Pada Jumat malam, Ahu menceritakan, aparat mulai menembakkan meriam air dan gas air mata untuk membubarkan massa. Saat itulah ia terpisah dari rombongannya. “Saya cari-cari nggak ketemu. Terlalu banyak orangnya,” kata Ahu.

Hingga massa di DPR mulai sepi menjelang Sabtu sore, ia tak menemukan satu pun anggota rombongannya. Ahu sempat mencoba menyusul dengan angkot ke wilayah utara Jakarta, namun tanpa telepon genggam dan uang saku yang habis, upayanya gagal. Ia akhirnya kembali berjalan kaki ke area DPR dan menunggu di titik ia bertemu Republika.

Ahu terkejut saat diberitahu bahwa penjarahan terhadap rumah-rumah anggota dewan sudah terjadi pada Sabtu sore. “Udah ancur? Saya mau ke sana ditinggal!” kata Ahu. “Mau baca berita bagaimana, Bang, hape tidak ada,” ia mencoba meyakinkan.

Saat diperlihatkan video penjarahan, Ahu mengaku mengenali sebagian orang yang ada di dalamnya. “Itu yang naik ke atas mobil yang pegang hape sama jaket saya,” kata dia saat diperlihatkan video penjarahan dan perusakan kediaman politikus Nasdem Ahmad Sahroni di Tanjung Priok, Jakarta Utara.
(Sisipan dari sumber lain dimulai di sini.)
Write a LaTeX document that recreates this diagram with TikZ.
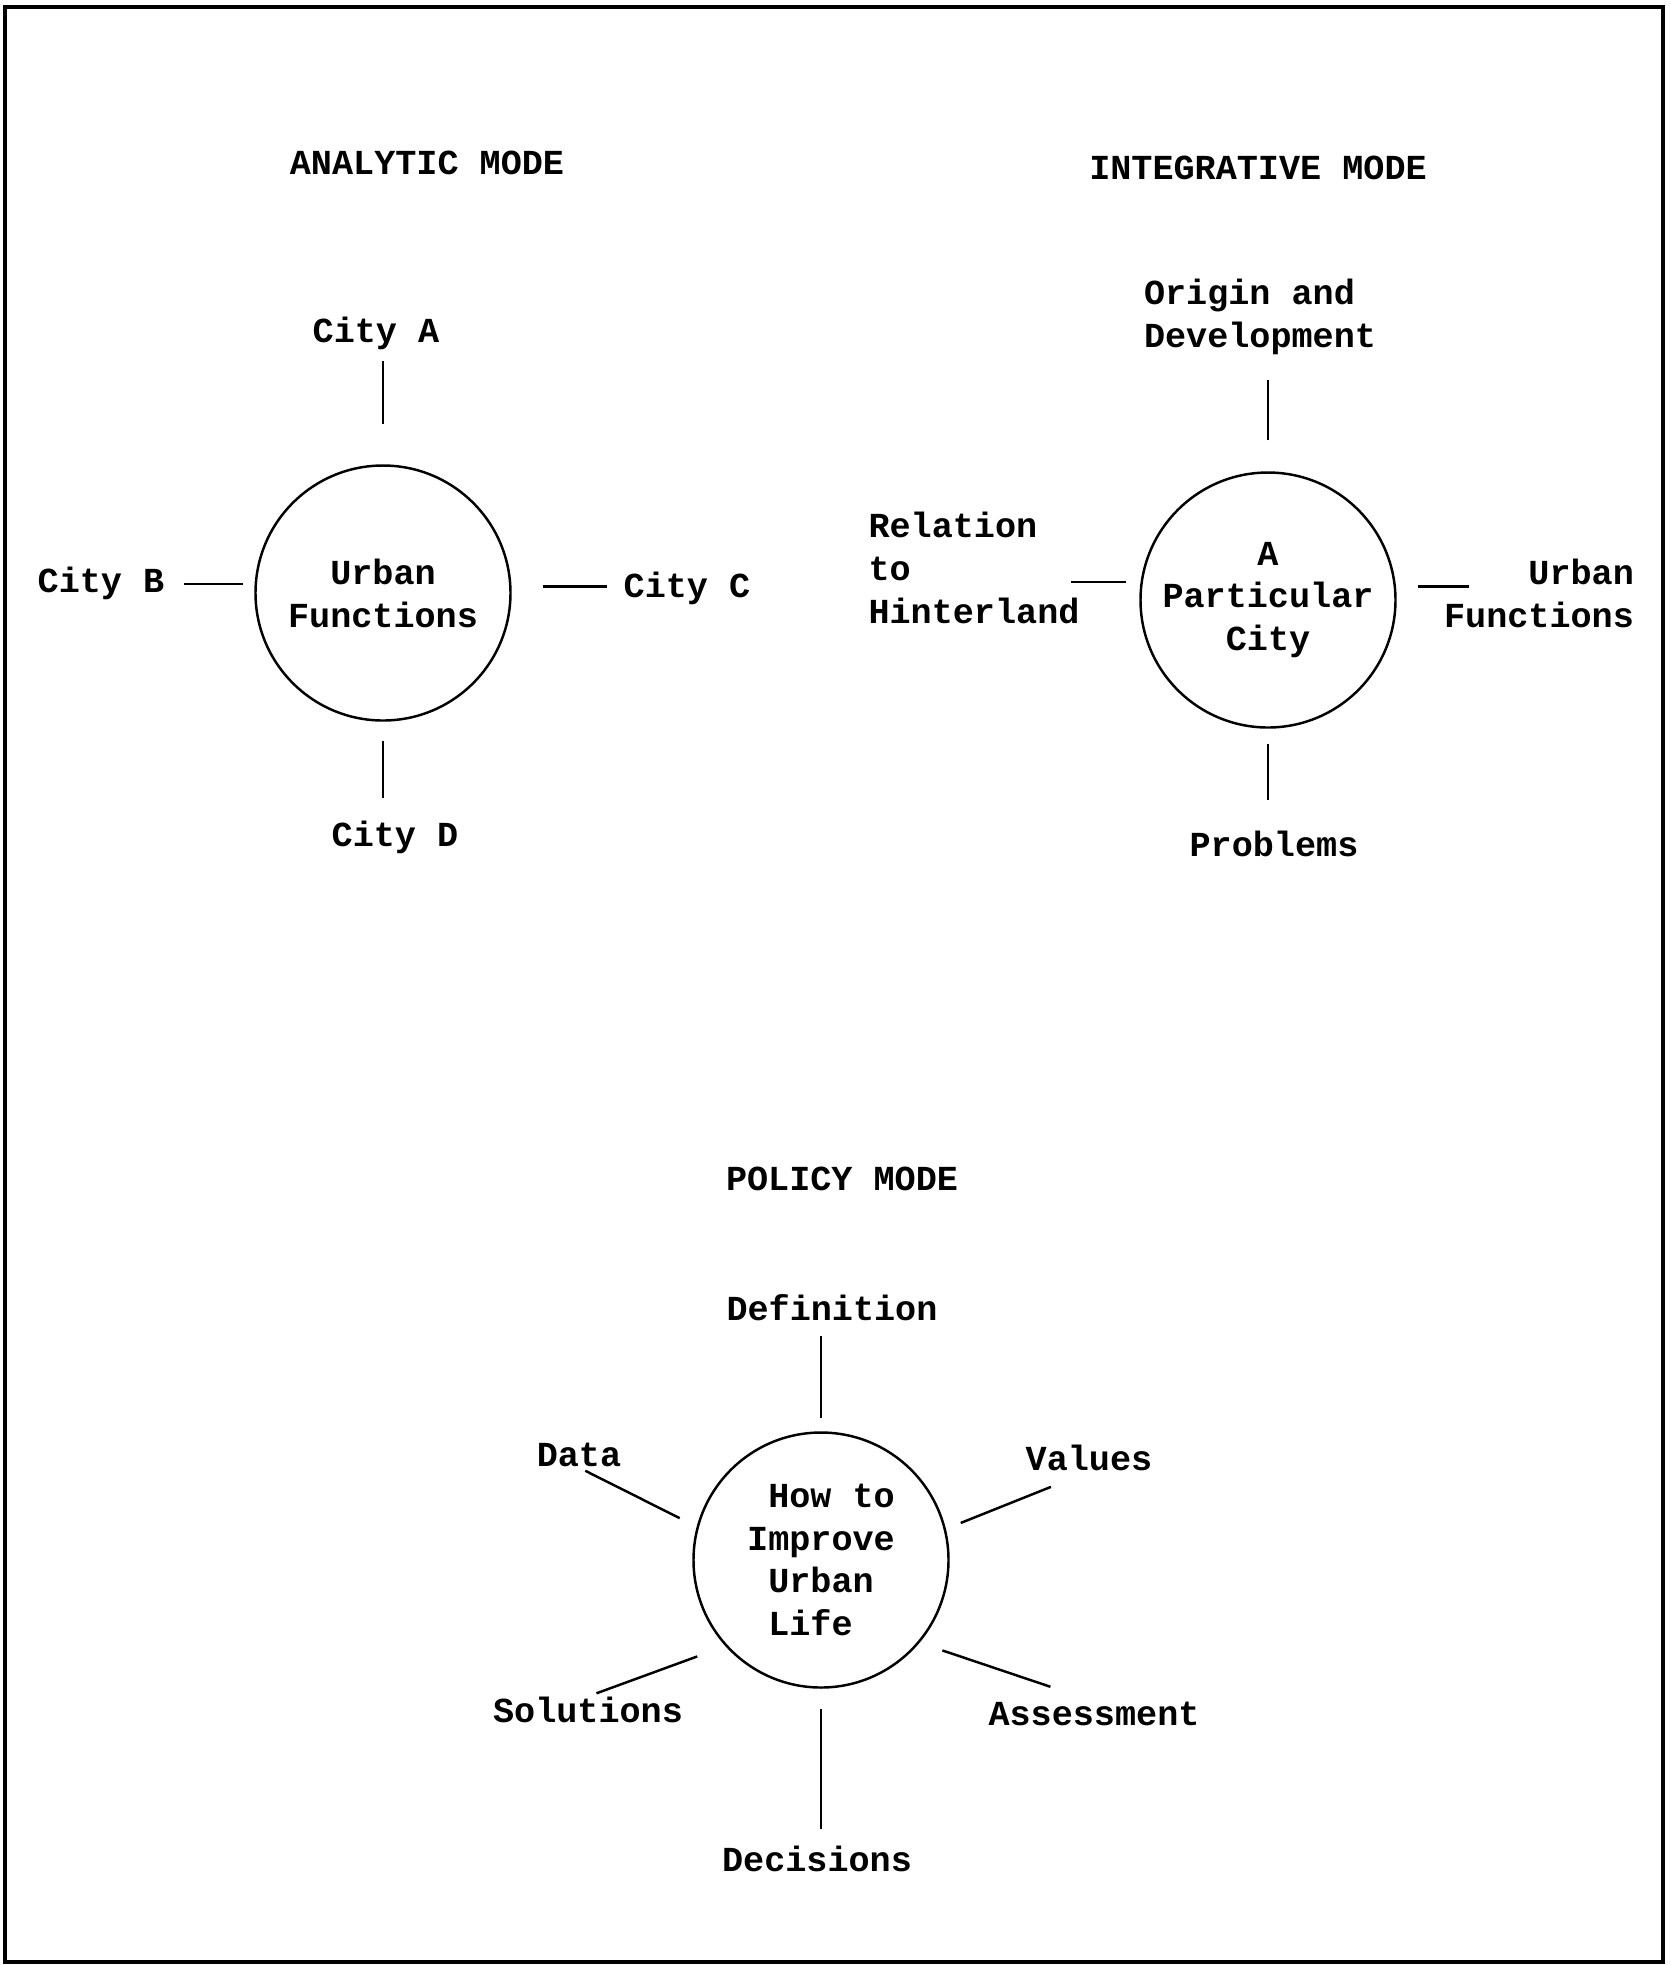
\documentclass[tikz,border=0pt]{standalone}
\usepackage{fontspec}
\setmonofont{Liberation Mono}
\tikzset{
    hub/.style={
        circle, draw=black, line width=0.7pt,
        minimum size=2.55cm, inner sep=0pt,
        font=\ttfamily\bfseries\fontsize{10}{12.2}\selectfont
    },
    lbl/.style={inner sep=0pt, font=\ttfamily\bfseries\fontsize{10}{12.2}\selectfont},
    spoke/.style={draw=black, line width=0.7pt},
    frame/.style={draw=black, line width=1pt}
}

\begin{document}
\begin{tikzpicture}

\useasboundingbox (0,0) rectangle (16.70,-19.65);
\draw[frame] (0.05,-0.07) rectangle (16.63,-19.62);

% Analytic mode
\node[lbl] (tana) at (4.27,-1.63) {ANALYTIC MODE};
\node[hub, align=center] (uf) at (3.83,-5.93) {Urban\\Functions};
\node[lbl] (citya) at (3.76,-3.33) {City A};
\node[lbl] (cityb) at (1.01,-5.83) {City B};
\node[lbl] (cityc) at (6.87,-5.88) {City C};
\node[lbl] (cityd) at (3.95,-8.37) {City D};

\draw[spoke, shorten <=0.40cm, shorten >=0.11cm] (uf.north) -- (uf.north |- citya.south);
\draw[spoke, shorten <=0.12cm, shorten >=0.19cm] (uf.176) -- (uf.176 -| cityb.east);
\draw[spoke, shorten <=0.31cm, shorten >=0.16cm] (uf.3) -- (uf.3 -| cityc.west);
\draw[spoke, shorten <=0.19cm, shorten >=0.22cm] (uf.south) -- (uf.south |- cityd.north);

% Integrative mode
\node[lbl] (tint) at (12.58,-1.68) {INTEGRATIVE MODE};
\node[hub, align=center] (pc) at (12.68,-6.00) {A\\Particular\\City};
\node[lbl, align=left] (origin) at (12.60,-3.17) {Origin and\\Development};
\node[lbl, align=left] (relation) at (9.74,-5.68) {Relation\\to\\Hinterland};
\node[lbl, align=right] (urbfn) at (15.39,-5.93) {Urban\\Functions};
\node[lbl] (problems) at (12.74,-8.44) {Problems};

\draw[spoke, shorten <=0.31cm, shorten >=0.24cm] (pc.north) -- (pc.north |- origin.south);
\draw[spoke, shorten <=0.15cm, shorten >=-0.09cm] (pc.172) -- (pc.172 -| relation.east);
\draw[spoke, shorten <=0.22cm, shorten >=-0.26cm] (pc.6) -- (pc.6 -| urbfn.west);
\draw[spoke, shorten <=0.15cm, shorten >=0.30cm] (pc.south) -- (pc.south |- problems.north);

% Policy mode
\node[lbl] (tpol) at (8.42,-11.79) {POLICY MODE};
\node[hub, align=left] (how) at (8.21,-15.60)
    {\phantom{I}How to\\Improve\\\phantom{I}Urban\\\phantom{I}Life};
\node[lbl] (definition) at (8.32,-13.08) {Definition};
\node[lbl] (data) at (5.79,-14.55) {Data};
\node[lbl] (values) at (10.89,-14.58) {Values};
\node[lbl] (solutions) at (5.88,-17.10) {Solutions};
\node[lbl] (assessment) at (10.94,-17.14) {Assessment};
\node[lbl] (decisions) at (8.17,-18.59) {Decisions};

\draw[spoke, shorten <=0.13cm, shorten >=0.14cm] (how.north) -- (how.north |- definition.south);
\draw[spoke, shorten <=0.19cm, shorten >=0.07cm] (how.165) -- (data.south);
\draw[spoke, shorten <=0.16cm, shorten >=0.41cm] (how.14) -- (values.south);
\draw[spoke, shorten <=0.30cm, shorten >=0.09cm] (how.222) -- (solutions.north);
\draw[spoke, shorten <=0.24cm, shorten >=0.46cm] (how.-40) -- (assessment.north);
\draw[spoke, shorten <=0.20cm, shorten >=0.16cm] (how.south) -- (how.south |- decisions.north);

\end{tikzpicture}
\end{document}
Ahu melanjutkan, “Itu yang baju biru juga rombongan saya, Bang.” Ia juga tidak heran saat melihat ada brankas yang diangkut. “Kami hanya dikasih makan nasi bungkus saja tiga kali sehari,” ujarnya. Ia mengatakan, hasil jarahan di rumah-rumah anggota dewan tersebutlah yang dijanjikan sebagai keuntungan. “Kami tak dibayar, kata abangnya nanti ada brankas yang bisa diambil di rumah yang dijarah,” kata dia.

Kisah Ahu tidak dapat diverifikasi secara independen. Namun, pantauan saat penjarahan menunjukkan bahwa para pelaku bukan penduduk setempat. Di Jakarta Utara, misalnya, warga mencoba mencegah penjarahan terhadap kediaman Ahmad Sahroni. "Setahu saya udah sejak Ashar (penyerangannya), tapi nggak tahu tuh, mukanya banyak yang nggak kenal," kata seorang ibu yang tengah mencari anaknya di sela-sela penjarahan. Sekitar pukul 19.00 WIB, gang menuju rumah Sahroni ditutup oleh warga setempat.

Sementara itu, tidak semua pengunjuk rasa datang atas suruhan pihak tertentu. Hingga Ahad ini, masih ada warga yang datang hendak menyampaikan aspirasinya. “Saya jengkel beneran, Mas. Masak kita bayar listrik, beli beras, bayar pajak, dia orang DPR nggak bayar pajak,” kata Salimah (60), seorang ibu dari Kalibata, Jakarta Selatan. Ia mengatakan datang hendak berunjuk rasa sejak kemarin namun terhambat acara aqiqah cucunya.

“Sekarang saya sudah bawa bekel. Ada nasi, minuman, ada roti. Sampai kapan juga demonya saya jabanin,” ujarnya berapi-api. “Saya sudah minta izin sama Allah, mau demo sampai tobat itu anggota dewan,” ia melanjutkan sambil menyeka matanya yang perih terkena sisa gas air mata.